EVERY YEAR AT THIS TIME WE LIST THE 100 LARGEST builders in America. It's an impressive list, redolent with accomplishment. A quick glance shows that four builders now produce roughly 30,000 or more units annually, a level thought unsustainable even 10 years ago. A record 21 companies broke the $1 billion mark in revenue.
Each year our BUILDER 100 list begets the question: Is bigger really better? The answer is yes, if growth is how performance is measured. BUILDER 100 companies grew much faster in 2003 than the industry as a whole. While home building activity rose 8 percent as measured by total starts, BUILDER 100 companies delivered 14 percent more homes than the year before.
Moreover, 12 new companies leaped onto the BUILDER 100 list this year, evidence that they must be doing something very right. Each company produced more than 700 units annually. This is further testimony to the tremendous potential for hard-driving, smart home building companies.
Deliveries rose 44 percent at Legend Home Corp., which closed 845 homes in Houston alone. Cambridge Homes in Altamonte Springs, Fla., jumped onto the list with 782 units, a 22 percent increase in starts. A 30 percent increase in closings catapulted Dan Ryan Builders, based in Frederick, Md., into the 91st position on the list, with 758 homes delivered last year.
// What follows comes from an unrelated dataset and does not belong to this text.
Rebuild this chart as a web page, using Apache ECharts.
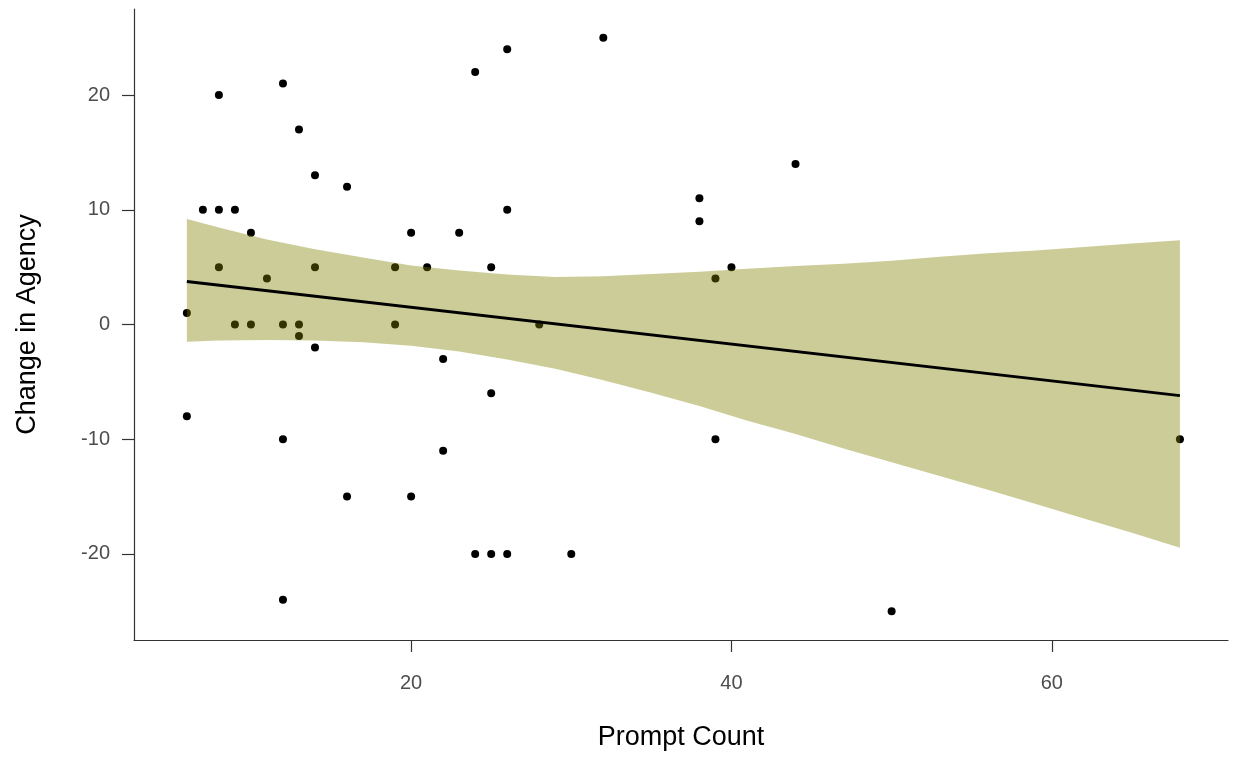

In The News Equally as impressive this year, though, is home building's performance compared with other industries. For comparisons of that kind, we need to look at other publications.
Seven home builders, all doing $3.4 billion or more in sales, now show up on Fortune magazine's list of the 500 biggest corporations in America. Eight more made Fortune's list of the top 1,000 companies. As a group, the Fortune 500 builders grew their revenues 19.7 percent last year, nearly three times the median for all 500 companies on the list. Even more significant, builders produced more growth in profit over the last five years than any of the 72 industry sectors mentioned in the Fortune report.
Forbes magazine recently listed the 400 best big companies based on their return on capital over the last five years. Four builders—NVR, Hovnanian, Meritage, and the Ryland Group—finished in the top 10, and 15 were in the top 100. NVR topped the entire list, with a 66 percent return.
The Wall Street Journal in March ranked industry groups by five-year average compound annual returns. Home construction finished second, with a five-year return of 28.8 percent, behind only the casino industry. Home construction took first-place honors over a three-year period.
Still Spread Out Despite rampant growth among the top 100 home building companies, they still account for only a little more than one out of three new-home sales. That percentage has doubled in the last 10 years, but the industry remains far less concentrated than other industries its size, thanks to its easy entry and abundance of opportunity.
At $9 billion in annual revenue, the biggest builders are now larger than household names such as Kellogg, Continental Airlines, and Lucent Technologies. Even so, they don't compare to a Georgia-Pacific ($20 billion), a DuPont ($27 billion), or a Time Warner ($43 billion).
A merger between two top 10 companies, coupled with some strong internal growth, could take care of that.